Varosha in North Cyprus was once the hottest tourist spot in the region. It had all the makings of a Mediterranean paradise. Blue waters, soft beaches, warm sunshine. And for the past four decades, it’s had the added bonus of no crowds. Because it’s a fenced-off ghost town. Here’s a picture of abandoned buildings all along the shore.

I know … not the most impressive fence in the world. Looks like the sort of thing a child could hop across. But you run a very real risk of getting shot if you try to cross it. Which complicates things.
The residents of Varosha left the city in the summer of 1974, just ahead of the Turkish invasion (which you can read about at more length here and here). When they fled, they left behind most of their belongings, fully expecting to return soon enough, once the danger had passed. But Turkish forces put up the fence, set up armed patrols, and refused to allow inhabitants to return. And that was that for Varosha.
The city–minus all its residents–still stands there today, fenced off and empty. This New York Times article and this BBC article (which has great pictures) both describe the eerie, frozen-in-time quality of Varosha now. The food slowly rotting in bowls, pots, and cupboards; the mannequins wearing bell-bottoms in shop windows; the 1970s cars on display (for no one) in dealerships.

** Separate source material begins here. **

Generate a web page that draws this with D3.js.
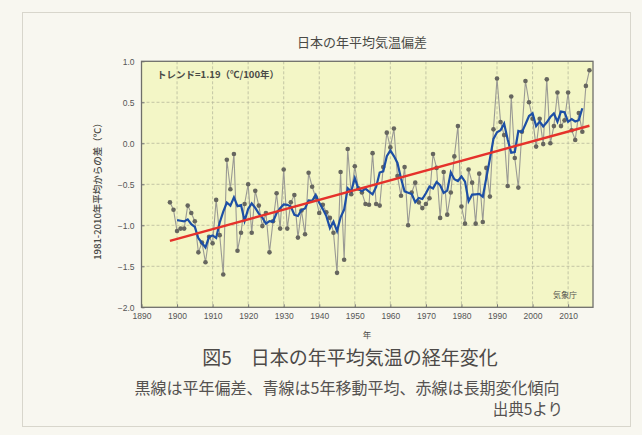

Meanwhile, on the other side of the fence, modern life continues apace. 21st century resorts and hotels dot the coastline directly north of Varosha, offering great vacation deals. Here’s a google map showing just how close one hotel is to the no-go zone.

This particular hotel’s website offers lots of information about its gourmet dining options, its spa and wellness options, but rather less about the crumbling ghost city lost in time that sits right next door.
On the plus side, nature seems to have scored a victory here. Trees are growing in forgotten living rooms, snakes have free rein of the abandoned streets and alleys, and rare sea turtles have started to nest on deserted beaches. Paradise regained, I guess.